EXERCISE DESCRIPTION
Exclude the pictures and return every line exactly as written.

RAW DATA
——————————

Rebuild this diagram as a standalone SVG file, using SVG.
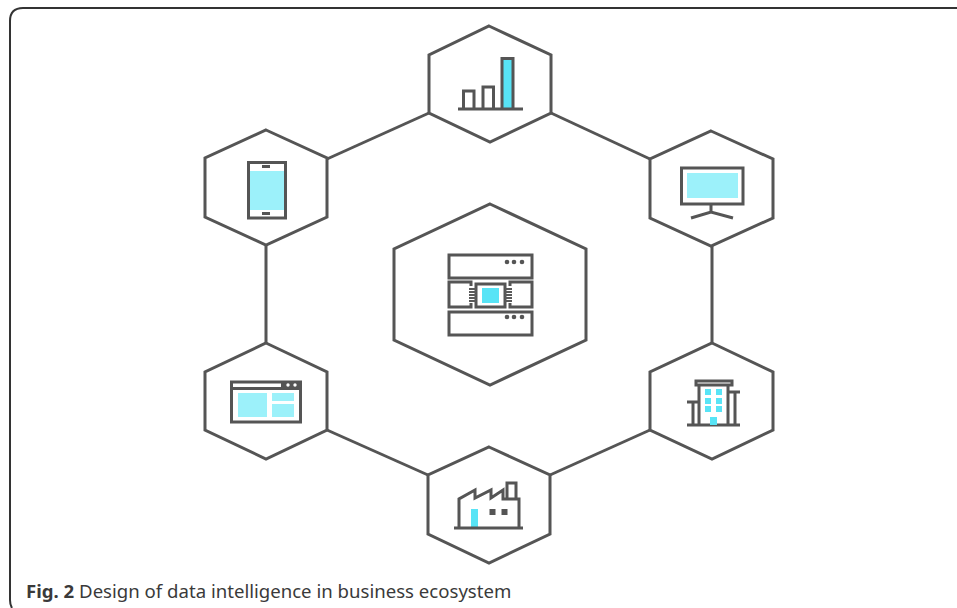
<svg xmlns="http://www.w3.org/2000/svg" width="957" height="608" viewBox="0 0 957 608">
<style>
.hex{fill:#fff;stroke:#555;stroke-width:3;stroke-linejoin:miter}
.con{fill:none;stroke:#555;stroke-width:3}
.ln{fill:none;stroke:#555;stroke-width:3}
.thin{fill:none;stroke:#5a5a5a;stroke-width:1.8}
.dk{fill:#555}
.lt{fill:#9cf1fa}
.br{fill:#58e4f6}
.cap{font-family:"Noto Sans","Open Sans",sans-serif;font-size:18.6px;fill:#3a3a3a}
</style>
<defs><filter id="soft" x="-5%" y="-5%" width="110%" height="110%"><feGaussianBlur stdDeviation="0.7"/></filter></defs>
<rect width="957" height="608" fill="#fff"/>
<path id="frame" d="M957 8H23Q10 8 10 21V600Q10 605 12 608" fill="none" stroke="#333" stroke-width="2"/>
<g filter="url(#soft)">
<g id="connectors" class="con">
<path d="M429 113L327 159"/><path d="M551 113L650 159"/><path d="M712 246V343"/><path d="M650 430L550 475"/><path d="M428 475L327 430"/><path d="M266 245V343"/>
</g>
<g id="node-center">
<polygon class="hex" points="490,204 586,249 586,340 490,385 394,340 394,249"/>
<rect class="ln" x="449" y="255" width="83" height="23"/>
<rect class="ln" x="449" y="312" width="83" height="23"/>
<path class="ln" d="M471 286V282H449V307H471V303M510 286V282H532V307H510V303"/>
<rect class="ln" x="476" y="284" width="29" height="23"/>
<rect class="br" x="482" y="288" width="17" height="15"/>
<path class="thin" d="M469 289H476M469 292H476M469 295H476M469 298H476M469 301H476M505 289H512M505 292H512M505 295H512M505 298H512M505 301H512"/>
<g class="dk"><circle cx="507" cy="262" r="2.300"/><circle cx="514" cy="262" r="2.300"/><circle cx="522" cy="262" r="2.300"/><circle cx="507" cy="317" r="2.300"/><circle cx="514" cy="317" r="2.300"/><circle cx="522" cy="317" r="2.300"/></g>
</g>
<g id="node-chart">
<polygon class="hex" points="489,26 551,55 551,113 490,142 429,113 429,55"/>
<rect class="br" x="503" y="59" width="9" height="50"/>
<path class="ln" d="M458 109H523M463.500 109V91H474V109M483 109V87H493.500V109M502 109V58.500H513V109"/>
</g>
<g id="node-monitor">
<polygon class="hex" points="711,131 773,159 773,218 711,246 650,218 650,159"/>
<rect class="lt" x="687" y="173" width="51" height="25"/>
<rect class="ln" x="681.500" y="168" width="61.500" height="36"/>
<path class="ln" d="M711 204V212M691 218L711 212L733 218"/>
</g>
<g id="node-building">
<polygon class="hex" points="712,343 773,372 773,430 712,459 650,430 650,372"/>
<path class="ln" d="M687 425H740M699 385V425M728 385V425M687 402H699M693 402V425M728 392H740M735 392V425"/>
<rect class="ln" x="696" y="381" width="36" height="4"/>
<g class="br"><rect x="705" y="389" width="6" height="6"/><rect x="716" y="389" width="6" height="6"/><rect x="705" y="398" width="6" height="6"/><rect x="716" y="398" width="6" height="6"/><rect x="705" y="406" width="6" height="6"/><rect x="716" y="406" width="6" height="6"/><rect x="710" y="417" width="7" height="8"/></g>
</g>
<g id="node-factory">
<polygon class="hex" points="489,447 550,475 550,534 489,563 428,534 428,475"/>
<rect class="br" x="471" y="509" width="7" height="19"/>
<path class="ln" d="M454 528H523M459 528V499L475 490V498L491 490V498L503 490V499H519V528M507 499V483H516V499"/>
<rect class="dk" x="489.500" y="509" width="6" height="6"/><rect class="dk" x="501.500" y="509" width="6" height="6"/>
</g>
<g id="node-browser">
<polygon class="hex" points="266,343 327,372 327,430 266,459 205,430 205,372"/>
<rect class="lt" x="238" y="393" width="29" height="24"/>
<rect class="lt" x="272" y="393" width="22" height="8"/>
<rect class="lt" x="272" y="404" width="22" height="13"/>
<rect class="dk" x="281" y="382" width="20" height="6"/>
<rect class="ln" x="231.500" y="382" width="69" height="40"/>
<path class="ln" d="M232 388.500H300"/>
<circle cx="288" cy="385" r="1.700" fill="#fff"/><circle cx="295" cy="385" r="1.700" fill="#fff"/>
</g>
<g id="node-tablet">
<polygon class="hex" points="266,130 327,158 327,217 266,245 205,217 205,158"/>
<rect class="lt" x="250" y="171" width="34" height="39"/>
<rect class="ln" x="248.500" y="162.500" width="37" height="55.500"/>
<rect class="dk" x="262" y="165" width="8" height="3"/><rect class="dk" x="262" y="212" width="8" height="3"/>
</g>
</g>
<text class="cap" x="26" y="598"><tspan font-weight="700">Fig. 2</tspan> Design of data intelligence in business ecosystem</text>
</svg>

——————————

COMPLETED EXERCISE
Rebuild this diagram as a standalone SVG file, using SVG.
<svg xmlns="http://www.w3.org/2000/svg" width="957" height="608" viewBox="0 0 957 608">
<style>
.hex{fill:#fff;stroke:#555;stroke-width:3;stroke-linejoin:miter}
.con{fill:none;stroke:#555;stroke-width:3}
.ln{fill:none;stroke:#555;stroke-width:3}
.thin{fill:none;stroke:#5a5a5a;stroke-width:1.8}
.dk{fill:#555}
.lt{fill:#9cf1fa}
.br{fill:#58e4f6}
.cap{font-family:"Noto Sans","Open Sans",sans-serif;font-size:18.6px;fill:#3a3a3a}
</style>
<defs><filter id="soft" x="-5%" y="-5%" width="110%" height="110%"><feGaussianBlur stdDeviation="0.7"/></filter></defs>
<rect width="957" height="608" fill="#fff"/>
<path id="frame" d="M957 8H23Q10 8 10 21V600Q10 605 12 608" fill="none" stroke="#333" stroke-width="2"/>
<g filter="url(#soft)">
<g id="connectors" class="con">
<path d="M429 113L327 159"/><path d="M551 113L650 159"/><path d="M712 246V343"/><path d="M650 430L550 475"/><path d="M428 475L327 430"/><path d="M266 245V343"/>
</g>
<g id="node-center">
<polygon class="hex" points="490,204 586,249 586,340 490,385 394,340 394,249"/>
<rect class="ln" x="449" y="255" width="83" height="23"/>
<rect class="ln" x="449" y="312" width="83" height="23"/>
<path class="ln" d="M471 286V282H449V307H471V303M510 286V282H532V307H510V303"/>
<rect class="ln" x="476" y="284" width="29" height="23"/>
<rect class="br" x="482" y="288" width="17" height="15"/>
<path class="thin" d="M469 289H476M469 292H476M469 295H476M469 298H476M469 301H476M505 289H512M505 292H512M505 295H512M505 298H512M505 301H512"/>
<g class="dk"><circle cx="507" cy="262" r="2.300"/><circle cx="514" cy="262" r="2.300"/><circle cx="522" cy="262" r="2.300"/><circle cx="507" cy="317" r="2.300"/><circle cx="514" cy="317" r="2.300"/><circle cx="522" cy="317" r="2.300"/></g>
</g>
<g id="node-chart">
<polygon class="hex" points="489,26 551,55 551,113 490,142 429,113 429,55"/>
<rect class="br" x="503" y="59" width="9" height="50"/>
<path class="ln" d="M458 109H523M463.500 109V91H474V109M483 109V87H493.500V109M502 109V58.500H513V109"/>
</g>
<g id="node-monitor">
<polygon class="hex" points="711,131 773,159 773,218 711,246 650,218 650,159"/>
<rect class="lt" x="687" y="173" width="51" height="25"/>
<rect class="ln" x="681.500" y="168" width="61.500" height="36"/>
<path class="ln" d="M711 204V212M691 218L711 212L733 218"/>
</g>
<g id="node-building">
<polygon class="hex" points="712,343 773,372 773,430 712,459 650,430 650,372"/>
<path class="ln" d="M687 425H740M699 385V425M728 385V425M687 402H699M693 402V425M728 392H740M735 392V425"/>
<rect class="ln" x="696" y="381" width="36" height="4"/>
<g class="br"><rect x="705" y="389" width="6" height="6"/><rect x="716" y="389" width="6" height="6"/><rect x="705" y="398" width="6" height="6"/><rect x="716" y="398" width="6" height="6"/><rect x="705" y="406" width="6" height="6"/><rect x="716" y="406" width="6" height="6"/><rect x="710" y="417" width="7" height="8"/></g>
</g>
<g id="node-factory">
<polygon class="hex" points="489,447 550,475 550,534 489,563 428,534 428,475"/>
<rect class="br" x="471" y="509" width="7" height="19"/>
<path class="ln" d="M454 528H523M459 528V499L475 490V498L491 490V498L503 490V499H519V528M507 499V483H516V499"/>
<rect class="dk" x="489.500" y="509" width="6" height="6"/><rect class="dk" x="501.500" y="509" width="6" height="6"/>
</g>
<g id="node-browser">
<polygon class="hex" points="266,343 327,372 327,430 266,459 205,430 205,372"/>
<rect class="lt" x="238" y="393" width="29" height="24"/>
<rect class="lt" x="272" y="393" width="22" height="8"/>
<rect class="lt" x="272" y="404" width="22" height="13"/>
<rect class="dk" x="281" y="382" width="20" height="6"/>
<rect class="ln" x="231.500" y="382" width="69" height="40"/>
<path class="ln" d="M232 388.500H300"/>
<circle cx="288" cy="385" r="1.700" fill="#fff"/><circle cx="295" cy="385" r="1.700" fill="#fff"/>
</g>
<g id="node-tablet">
<polygon class="hex" points="266,130 327,158 327,217 266,245 205,217 205,158"/>
<rect class="lt" x="250" y="171" width="34" height="39"/>
<rect class="ln" x="248.500" y="162.500" width="37" height="55.500"/>
<rect class="dk" x="262" y="165" width="8" height="3"/><rect class="dk" x="262" y="212" width="8" height="3"/>
</g>
</g>
<text class="cap" x="26" y="598"><tspan font-weight="700">Fig. 2</tspan> Design of data intelligence in business ecosystem</text>
</svg>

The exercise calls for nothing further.